-- TASK TO COMPLETE --
Restate all of the data exactly.

-- AVAILABLE DATA --

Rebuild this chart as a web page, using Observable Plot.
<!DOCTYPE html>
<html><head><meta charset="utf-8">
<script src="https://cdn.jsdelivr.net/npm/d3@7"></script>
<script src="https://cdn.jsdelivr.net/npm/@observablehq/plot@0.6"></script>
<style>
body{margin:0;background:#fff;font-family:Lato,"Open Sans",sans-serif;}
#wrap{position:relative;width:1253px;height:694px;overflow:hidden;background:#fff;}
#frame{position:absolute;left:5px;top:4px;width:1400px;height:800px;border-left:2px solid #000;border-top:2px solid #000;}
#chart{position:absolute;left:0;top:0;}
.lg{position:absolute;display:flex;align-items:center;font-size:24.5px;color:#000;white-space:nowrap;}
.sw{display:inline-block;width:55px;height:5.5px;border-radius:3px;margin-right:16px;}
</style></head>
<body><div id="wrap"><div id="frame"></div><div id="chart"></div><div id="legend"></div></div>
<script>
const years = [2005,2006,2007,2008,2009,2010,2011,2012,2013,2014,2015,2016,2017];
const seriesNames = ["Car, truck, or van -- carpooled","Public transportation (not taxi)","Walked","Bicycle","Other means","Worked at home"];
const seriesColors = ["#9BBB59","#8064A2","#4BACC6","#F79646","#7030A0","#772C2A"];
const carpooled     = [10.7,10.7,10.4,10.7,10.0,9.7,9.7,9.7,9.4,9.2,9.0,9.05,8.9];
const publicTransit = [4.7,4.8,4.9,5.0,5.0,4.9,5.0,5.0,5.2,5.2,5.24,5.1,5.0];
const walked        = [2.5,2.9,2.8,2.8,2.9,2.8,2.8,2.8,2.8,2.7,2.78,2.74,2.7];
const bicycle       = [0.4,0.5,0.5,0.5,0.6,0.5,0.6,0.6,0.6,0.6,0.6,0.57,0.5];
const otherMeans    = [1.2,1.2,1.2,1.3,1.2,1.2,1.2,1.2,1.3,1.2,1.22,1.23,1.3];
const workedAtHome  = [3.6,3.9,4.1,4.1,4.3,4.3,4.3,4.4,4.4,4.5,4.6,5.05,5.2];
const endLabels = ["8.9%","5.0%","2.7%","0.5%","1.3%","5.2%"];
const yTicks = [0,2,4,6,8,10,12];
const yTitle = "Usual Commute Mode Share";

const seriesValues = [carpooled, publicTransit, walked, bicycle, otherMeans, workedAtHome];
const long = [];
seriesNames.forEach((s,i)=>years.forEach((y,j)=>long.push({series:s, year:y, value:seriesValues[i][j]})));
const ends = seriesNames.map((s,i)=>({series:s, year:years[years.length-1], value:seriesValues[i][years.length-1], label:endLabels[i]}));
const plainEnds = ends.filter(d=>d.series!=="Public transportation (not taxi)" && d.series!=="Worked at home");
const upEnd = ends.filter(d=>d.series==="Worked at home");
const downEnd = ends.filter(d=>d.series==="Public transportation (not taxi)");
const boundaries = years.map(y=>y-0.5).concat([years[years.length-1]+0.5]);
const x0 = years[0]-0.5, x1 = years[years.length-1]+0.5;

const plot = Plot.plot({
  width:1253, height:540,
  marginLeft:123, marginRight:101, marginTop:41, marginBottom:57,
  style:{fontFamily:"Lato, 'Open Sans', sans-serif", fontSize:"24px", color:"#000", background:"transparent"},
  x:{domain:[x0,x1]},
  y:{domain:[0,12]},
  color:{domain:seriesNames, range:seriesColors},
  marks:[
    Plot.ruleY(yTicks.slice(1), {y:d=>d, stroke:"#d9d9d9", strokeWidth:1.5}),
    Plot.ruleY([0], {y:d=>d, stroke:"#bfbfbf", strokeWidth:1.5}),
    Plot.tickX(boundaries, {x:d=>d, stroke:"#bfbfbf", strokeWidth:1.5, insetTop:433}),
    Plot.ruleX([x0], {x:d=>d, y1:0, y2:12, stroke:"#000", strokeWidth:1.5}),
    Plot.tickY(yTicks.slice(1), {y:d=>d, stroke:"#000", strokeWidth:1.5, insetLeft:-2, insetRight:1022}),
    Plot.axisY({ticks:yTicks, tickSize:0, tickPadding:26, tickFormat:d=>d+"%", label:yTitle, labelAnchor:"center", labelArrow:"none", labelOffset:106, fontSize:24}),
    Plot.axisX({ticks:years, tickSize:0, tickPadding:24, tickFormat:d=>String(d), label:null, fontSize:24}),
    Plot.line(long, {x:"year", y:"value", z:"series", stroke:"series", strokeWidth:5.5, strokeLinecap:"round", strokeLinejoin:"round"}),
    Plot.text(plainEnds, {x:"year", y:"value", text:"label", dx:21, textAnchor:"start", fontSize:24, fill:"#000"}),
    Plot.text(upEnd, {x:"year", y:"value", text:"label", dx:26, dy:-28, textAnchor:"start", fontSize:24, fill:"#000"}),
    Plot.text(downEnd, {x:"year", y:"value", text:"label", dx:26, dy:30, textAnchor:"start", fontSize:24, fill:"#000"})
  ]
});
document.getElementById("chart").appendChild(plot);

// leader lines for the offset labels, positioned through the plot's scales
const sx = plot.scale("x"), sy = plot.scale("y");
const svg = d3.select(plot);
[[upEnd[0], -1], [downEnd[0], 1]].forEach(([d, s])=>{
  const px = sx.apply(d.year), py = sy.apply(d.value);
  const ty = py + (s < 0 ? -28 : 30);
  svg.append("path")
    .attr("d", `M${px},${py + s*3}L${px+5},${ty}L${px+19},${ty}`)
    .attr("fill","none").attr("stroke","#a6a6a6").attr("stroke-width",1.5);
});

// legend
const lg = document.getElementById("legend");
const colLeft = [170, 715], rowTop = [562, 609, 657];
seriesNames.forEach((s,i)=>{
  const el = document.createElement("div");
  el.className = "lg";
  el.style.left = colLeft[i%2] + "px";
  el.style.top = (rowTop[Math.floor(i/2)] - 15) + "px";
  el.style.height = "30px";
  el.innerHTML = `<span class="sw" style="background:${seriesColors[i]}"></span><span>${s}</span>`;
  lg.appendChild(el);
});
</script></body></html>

-- ANSWER TO THE TASK --
Rebuild this chart as a web page, using Observable Plot.
<!DOCTYPE html>
<html><head><meta charset="utf-8">
<script src="https://cdn.jsdelivr.net/npm/d3@7"></script>
<script src="https://cdn.jsdelivr.net/npm/@observablehq/plot@0.6"></script>
<style>
body{margin:0;background:#fff;font-family:Lato,"Open Sans",sans-serif;}
#wrap{position:relative;width:1253px;height:694px;overflow:hidden;background:#fff;}
#frame{position:absolute;left:5px;top:4px;width:1400px;height:800px;border-left:2px solid #000;border-top:2px solid #000;}
#chart{position:absolute;left:0;top:0;}
.lg{position:absolute;display:flex;align-items:center;font-size:24.5px;color:#000;white-space:nowrap;}
.sw{display:inline-block;width:55px;height:5.5px;border-radius:3px;margin-right:16px;}
</style></head>
<body><div id="wrap"><div id="frame"></div><div id="chart"></div><div id="legend"></div></div>
<script>
const years = [2005,2006,2007,2008,2009,2010,2011,2012,2013,2014,2015,2016,2017];
const seriesNames = ["Car, truck, or van -- carpooled","Public transportation (not taxi)","Walked","Bicycle","Other means","Worked at home"];
const seriesColors = ["#9BBB59","#8064A2","#4BACC6","#F79646","#7030A0","#772C2A"];
const carpooled     = [10.7,10.7,10.4,10.7,10.0,9.7,9.7,9.7,9.4,9.2,9.0,9.05,8.9];
const publicTransit = [4.7,4.8,4.9,5.0,5.0,4.9,5.0,5.0,5.2,5.2,5.24,5.1,5.0];
const walked        = [2.5,2.9,2.8,2.8,2.9,2.8,2.8,2.8,2.8,2.7,2.78,2.74,2.7];
const bicycle       = [0.4,0.5,0.5,0.5,0.6,0.5,0.6,0.6,0.6,0.6,0.6,0.57,0.5];
const otherMeans    = [1.2,1.2,1.2,1.3,1.2,1.2,1.2,1.2,1.3,1.2,1.22,1.23,1.3];
const workedAtHome  = [3.6,3.9,4.1,4.1,4.3,4.3,4.3,4.4,4.4,4.5,4.6,5.05,5.2];
const endLabels = ["8.9%","5.0%","2.7%","0.5%","1.3%","5.2%"];
const yTicks = [0,2,4,6,8,10,12];
const yTitle = "Usual Commute Mode Share";

const seriesValues = [carpooled, publicTransit, walked, bicycle, otherMeans, workedAtHome];
const long = [];
seriesNames.forEach((s,i)=>years.forEach((y,j)=>long.push({series:s, year:y, value:seriesValues[i][j]})));
const ends = seriesNames.map((s,i)=>({series:s, year:years[years.length-1], value:seriesValues[i][years.length-1], label:endLabels[i]}));
const plainEnds = ends.filter(d=>d.series!=="Public transportation (not taxi)" && d.series!=="Worked at home");
const upEnd = ends.filter(d=>d.series==="Worked at home");
const downEnd = ends.filter(d=>d.series==="Public transportation (not taxi)");
const boundaries = years.map(y=>y-0.5).concat([years[years.length-1]+0.5]);
const x0 = years[0]-0.5, x1 = years[years.length-1]+0.5;

const plot = Plot.plot({
  width:1253, height:540,
  marginLeft:123, marginRight:101, marginTop:41, marginBottom:57,
  style:{fontFamily:"Lato, 'Open Sans', sans-serif", fontSize:"24px", color:"#000", background:"transparent"},
  x:{domain:[x0,x1]},
  y:{domain:[0,12]},
  color:{domain:seriesNames, range:seriesColors},
  marks:[
    Plot.ruleY(yTicks.slice(1), {y:d=>d, stroke:"#d9d9d9", strokeWidth:1.5}),
    Plot.ruleY([0], {y:d=>d, stroke:"#bfbfbf", strokeWidth:1.5}),
    Plot.tickX(boundaries, {x:d=>d, stroke:"#bfbfbf", strokeWidth:1.5, insetTop:433}),
    Plot.ruleX([x0], {x:d=>d, y1:0, y2:12, stroke:"#000", strokeWidth:1.5}),
    Plot.tickY(yTicks.slice(1), {y:d=>d, stroke:"#000", strokeWidth:1.5, insetLeft:-2, insetRight:1022}),
    Plot.axisY({ticks:yTicks, tickSize:0, tickPadding:26, tickFormat:d=>d+"%", label:yTitle, labelAnchor:"center", labelArrow:"none", labelOffset:106, fontSize:24}),
    Plot.axisX({ticks:years, tickSize:0, tickPadding:24, tickFormat:d=>String(d), label:null, fontSize:24}),
    Plot.line(long, {x:"year", y:"value", z:"series", stroke:"series", strokeWidth:5.5, strokeLinecap:"round", strokeLinejoin:"round"}),
    Plot.text(plainEnds, {x:"year", y:"value", text:"label", dx:21, textAnchor:"start", fontSize:24, fill:"#000"}),
    Plot.text(upEnd, {x:"year", y:"value", text:"label", dx:26, dy:-28, textAnchor:"start", fontSize:24, fill:"#000"}),
    Plot.text(downEnd, {x:"year", y:"value", text:"label", dx:26, dy:30, textAnchor:"start", fontSize:24, fill:"#000"})
  ]
});
document.getElementById("chart").appendChild(plot);

// leader lines for the offset labels, positioned through the plot's scales
const sx = plot.scale("x"), sy = plot.scale("y");
const svg = d3.select(plot);
[[upEnd[0], -1], [downEnd[0], 1]].forEach(([d, s])=>{
  const px = sx.apply(d.year), py = sy.apply(d.value);
  const ty = py + (s < 0 ? -28 : 30);
  svg.append("path")
    .attr("d", `M${px},${py + s*3}L${px+5},${ty}L${px+19},${ty}`)
    .attr("fill","none").attr("stroke","#a6a6a6").attr("stroke-width",1.5);
});

// legend
const lg = document.getElementById("legend");
const colLeft = [170, 715], rowTop = [562, 609, 657];
seriesNames.forEach((s,i)=>{
  const el = document.createElement("div");
  el.className = "lg";
  el.style.left = colLeft[i%2] + "px";
  el.style.top = (rowTop[Math.floor(i/2)] - 15) + "px";
  el.style.height = "30px";
  el.innerHTML = `<span class="sw" style="background:${seriesColors[i]}"></span><span>${s}</span>`;
  lg.appendChild(el);
});
</script></body></html>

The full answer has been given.